Weight training comes with many positive effects on your body. It makes you physically stronger which allows you to do more things in your daily life

It helps you lose body fat by increasing lean muscle mass. This increases metabolism and burns more calories than fat in the same amount of time. Lean muscle mass burns 6 calories to every 2 calories that fat burns.

It also prevents osteoporosis.  Weight training can increase spinal bone mineral density (and enhance bone modeling) by 13 percent in six months

Strengthening your body can reduce your risk of injury, back pain, and arthritis. Strength training not only builds stronger muscles but also builds stronger connective tissue and increases joint stability. This acts as reinforcement for the joints and helps prevent injury.

Myth #5:

You must spend hours in the gym lifting weight to build muscle and sculpt your body

Fact:

For weight training to be beneficial you must lift enough weight that you have muscle failure in 90 seconds.

Any more than that, it is too light and you are working aerobically.

A Better Way:

Use compound exercises that use as many muscle groups at one time as possible.

This creates functional muscle that is more adapted to help you do things in your life not just look good. It also allows you to get in and out of the gym quickly.

compound exercises

Ideally, you need to lift 60-80% of your max weight, meaning the heaviest weight you can lift doing one rep.
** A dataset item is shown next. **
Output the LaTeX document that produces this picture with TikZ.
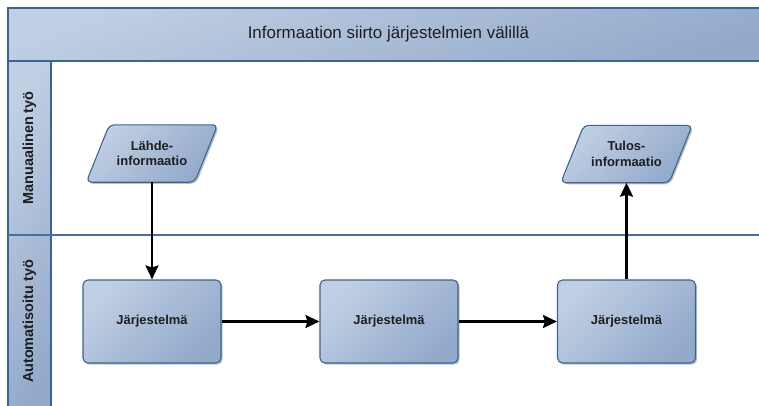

Lift the heaviest you can in one repetition. Multiply that by .6 then .8. This will be the weight range that you should train with.

Myth #6:

Women should not lift heavy weights or they will be bulky.

Fact:

You will not bulk up like a man.

Women lack the testosterone to get large muscles no matter how much you lift.

A Better Way:

Lift 60-80% of your max weight.

(Formula above) The heavier weight will increase definition in a woman’s muscle, not size. Heavier weight also creates the benefits that were disused in Myth #4. These benefits will not come from lifting light weights over and over.

Attain your Fitness Goals

I hope that clearing up these enduring fitness and dietary myths with help you attain your fitness goal whether it is weight loss, increased strength, or better athletic performance.